Topiary
I've seen topiaries around at various gardens and they look kind of nice as a focal point or something. When I see one at the store, however, it always says "too expensive" for what it is, just a pruned bush, but I have one now and it wasn't expensive at all.
A few days after a neighborhood garage sale, I went out in the front yard. I rarely do that anymore because the dogs are getting too old to go for walks and if I'm going out, it is usually in the car and I don't touch the yard. This time, though, I had to go and put away the bikes and lawn spreader that I had tried to sell at that big garage sale.

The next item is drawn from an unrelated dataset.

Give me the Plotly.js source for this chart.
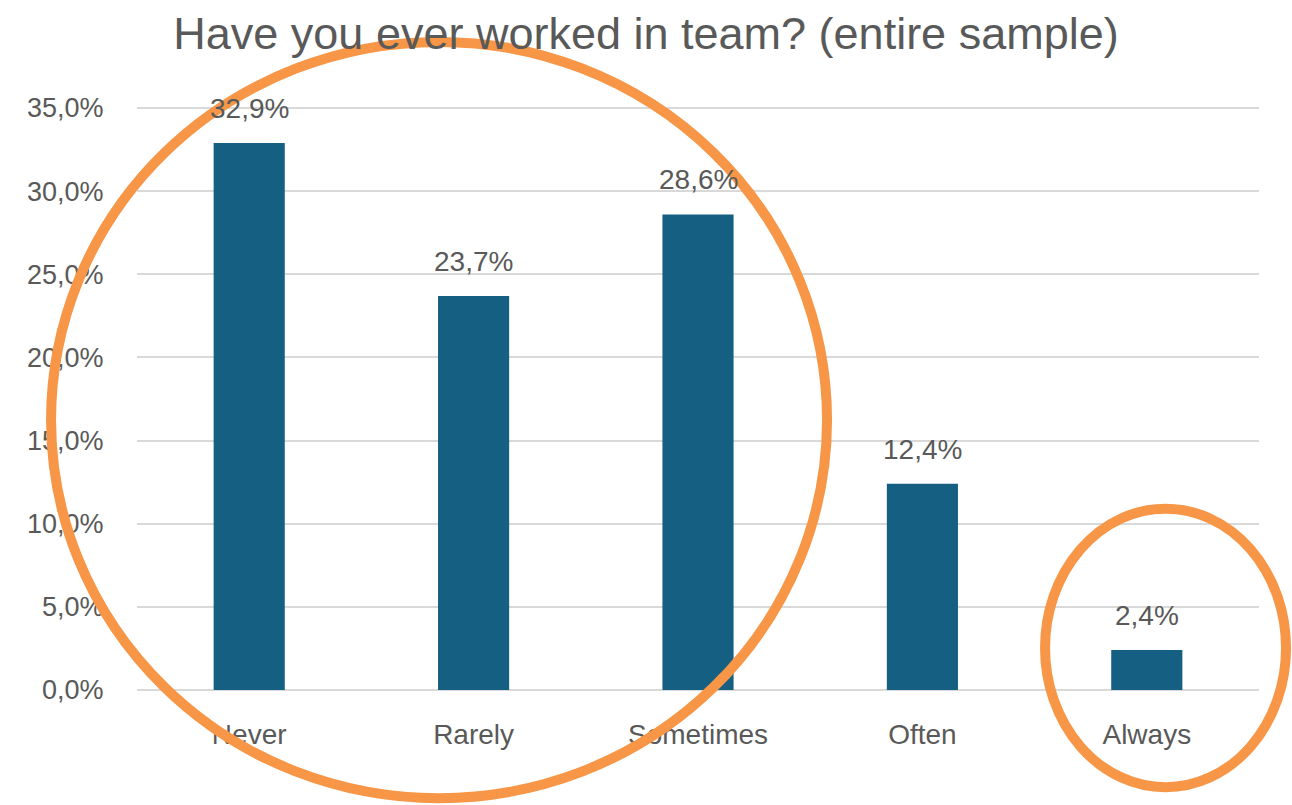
<!DOCTYPE html>
<html>
<head>
<meta charset="utf-8">
<script src="https://cdn.plot.ly/plotly-3.0.1.min.js"></script>
<style>html,body{margin:0;padding:0;background:#fff}#chart{width:1292px;height:805px}</style>
</head>
<body>
<div id="chart"></div>
<script>
const categories = ["Never", "Rarely", "Sometimes", "Often", "Always"];
const values = [32.9, 23.7, 28.6, 12.4, 2.4];
const yTickValues = [0, 5, 10, 15, 20, 25, 30, 35];
const yTickLabels = ["0,0%", "5,0%", "10,0%", "15,0%", "20,0%", "25,0%", "30,0%", "35,0%"];
const dataLabels = ["32,9%", "23,7%", "28,6%", "12,4%", "2,4%"];
const titleText = "Have you ever worked in team? (entire sample)";

const FONT = "Liberation Sans, Arial, sans-serif";
const GRAY = "#595959";
const ORANGE = "#F79646";
const yMax = yTickValues[yTickValues.length - 1];

const trace = {
  type: "bar",
  x: categories,
  y: values,
  width: 0.317,
  marker: { color: "#156082" },
  hoverinfo: "skip"
};

const annotations = categories.map((c, i) => ({
  x: c, y: values[i], xref: "x", yref: "y",
  text: dataLabels[i],
  showarrow: false, yanchor: "bottom", yshift: 17,
  font: { family: FONT, size: 28, color: GRAY }
}));

const layout = {
  width: 1292, height: 805,
  margin: { l: 137, r: 33, t: 107, b: 115, pad: 0 },
  paper_bgcolor: "#fff", plot_bgcolor: "#fff",
  showlegend: false,
  title: {
    text: titleText,
    x: 0.5, xanchor: "center", xref: "container",
    y: 1 - 33 / 805, yanchor: "middle", yref: "container",
    font: { family: FONT, size: 45, color: GRAY }
  },
  xaxis: {
    type: "category",
    range: [-0.5, 4.5],
    showgrid: false, zeroline: false, showline: false,
    ticks: "outside", ticklen: 19, tickcolor: "rgba(0,0,0,0)",
    tickfont: { family: FONT, size: 28, color: GRAY }
  },
  yaxis: {
    range: [0, 35.06],
    tickvals: yTickValues,
    ticktext: yTickLabels,
    showgrid: true, gridcolor: "#d9d9d9", gridwidth: 2,
    zeroline: true, zerolinecolor: "#d9d9d9", zerolinewidth: 2,
    showline: false,
    ticks: "outside", ticklen: 27, tickcolor: "rgba(0,0,0,0)",
    tickfont: { family: FONT, size: 27, color: GRAY }
  },
  annotations: annotations,
  shapes: [
    { type: "line", xref: "paper", yref: "y",
      x0: 0, x1: 1, y0: yMax, y1: yMax,
      line: { color: "#d9d9d9", width: 2 }, layer: "below" },
    { type: "circle", xref: "paper", yref: "paper",
      x0: -0.0766, x1: 0.6150, y0: -0.1856, y1: 1.1117,
      line: { color: ORANGE, width: 10 }, layer: "above" },
    { type: "circle", xref: "paper", yref: "paper",
      x0: 0.8093, x1: 1.0241, y0: -0.1667, y1: 0.3110,
      line: { color: ORANGE, width: 10 }, layer: "above" }
  ]
};

Plotly.newPlot("chart", [trace], layout, { displayModeBar: false, staticPlot: true });
</script>
</body>
</html>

I had left them out hoping that someone would just help themselves and get them off my hands. My part in that garage sale was a dismal failure. My sister, Sue, is a master at them, I'm not.

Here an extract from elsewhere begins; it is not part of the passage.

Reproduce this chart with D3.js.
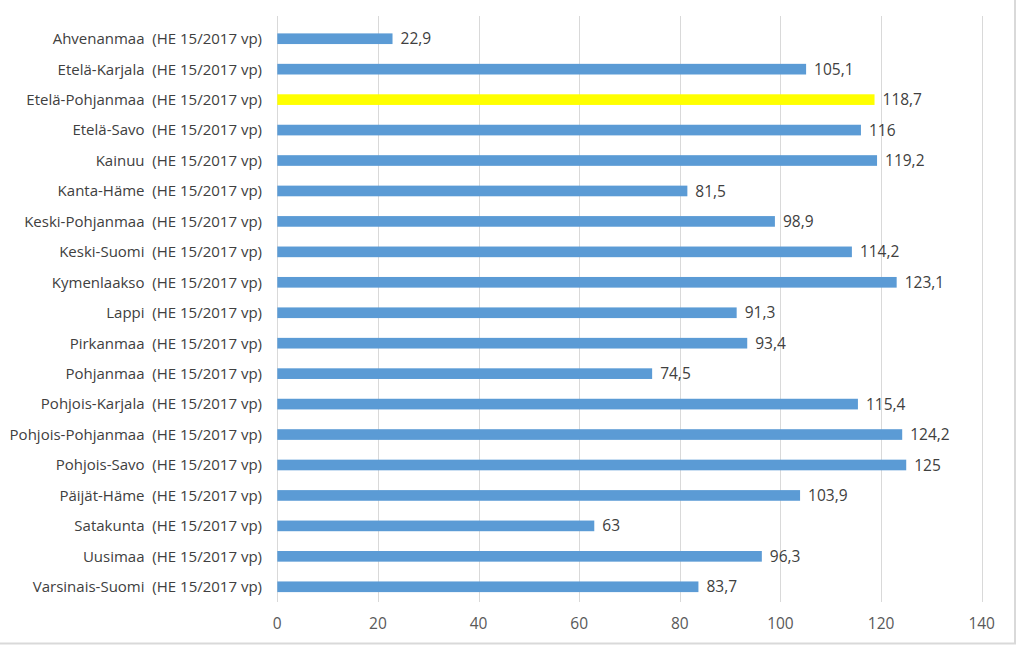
<!DOCTYPE html>
<html><head><meta charset="utf-8">
<script src="https://cdn.jsdelivr.net/npm/d3@7"></script>
<style>body{margin:0;background:#fff}svg{display:block}</style>
</head><body>
<script>
const categories = ["Ahvenanmaa","Etelä-Karjala","Etelä-Pohjanmaa","Etelä-Savo","Kainuu","Kanta-Häme","Keski-Pohjanmaa","Keski-Suomi","Kymenlaakso","Lappi","Pirkanmaa","Pohjanmaa","Pohjois-Karjala","Pohjois-Pohjanmaa","Pohjois-Savo","Päijät-Häme","Satakunta","Uusimaa","Varsinais-Suomi"];
const labelSuffix = "\u00a0\u00a0(HE 15/2017 vp)";
const values = [22.9,105.1,118.7,116,119.2,81.5,98.9,114.2,123.1,91.3,93.4,74.5,115.4,124.2,125,103.9,63,96.3,83.7];
const highlighted = ["Etelä-Pohjanmaa"];
const xTicks = [0,20,40,60,80,100,120,140];

const W=1019,H=647;
const svg=d3.select("body").append("svg").attr("width",W).attr("height",H);
svg.append("rect").attr("x",-2).attr("y",-2).attr("width",1017).attr("height",645.5)
  .attr("fill","#fff").attr("stroke","#d9d9d9").attr("stroke-width",2);

const x=d3.scaleLinear().domain([0,140]).range([277.3,981.7]);
const y=d3.scaleBand().domain(categories).range([23.5,602]).paddingInner(0.65).paddingOuter(0.325);
const font="'Open Sans', sans-serif";

// gridlines
svg.append("g").selectAll("line").data(xTicks).join("line")
  .attr("x1",d=>Math.round(x(d))+0.5).attr("x2",d=>Math.round(x(d))+0.5)
  .attr("y1",16).attr("y2",602).attr("stroke","#d9d9d9").attr("stroke-width",1);

// x axis labels
svg.append("g").selectAll("text").data(xTicks).join("text")
  .attr("x",d=>x(d)).attr("y",623).attr("dy","0.36em").attr("text-anchor","middle")
  .attr("font-family",font).attr("font-size",15.5).attr("fill","#595959").text(d=>d);

// bars
svg.append("g").selectAll("rect").data(categories).join("rect")
  .attr("x",x(0)).attr("y",d=>y(d)).attr("height",y.bandwidth())
  .attr("width",(d,i)=>x(values[i])-x(0))
  .attr("fill",d=>highlighted.includes(d)?"#ffff00":"#5b9bd5");

// value labels
svg.append("g").selectAll("text").data(categories).join("text")
  .attr("x",(d,i)=>x(values[i])+8).attr("y",d=>y(d)+y.bandwidth()/2)
  .attr("dy","0.36em").attr("font-family",font).attr("font-size",15.5).attr("fill","#404040")
  .text((d,i)=>String(values[i]).replace(".",","));

// category labels
svg.append("g").selectAll("text").data(categories).join("text")
  .attr("x",262).attr("y",d=>y(d)+y.bandwidth()/2).attr("text-anchor","end")
  .attr("dy","0.36em").attr("font-family",font).attr("font-size",15).attr("fill","#404040")
  .text(d=>d+labelSuffix);
</script>
</body></html>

I digress. Nobody was kind enough to take the stuff, but there, tossed on the lawn, was a decrepit odd thing. The pot looked like it had been shredded by a weed whacker and the chicken wire cage was just hanging onto the pot by a little wire. The ailing plant was not inside either the cage or the pot. Its roots were all exposed and dried out, but it was attached, somehow. I lovingly brought the contraption to my potting bench and proceeded to salvage what I could. New pot, fresh dirt, some "nyeting" and lots of water and I have my very own topiary! For free! I think it will survive. Somebody must have thought that my house looked like a place that would care for orphan plants. It is.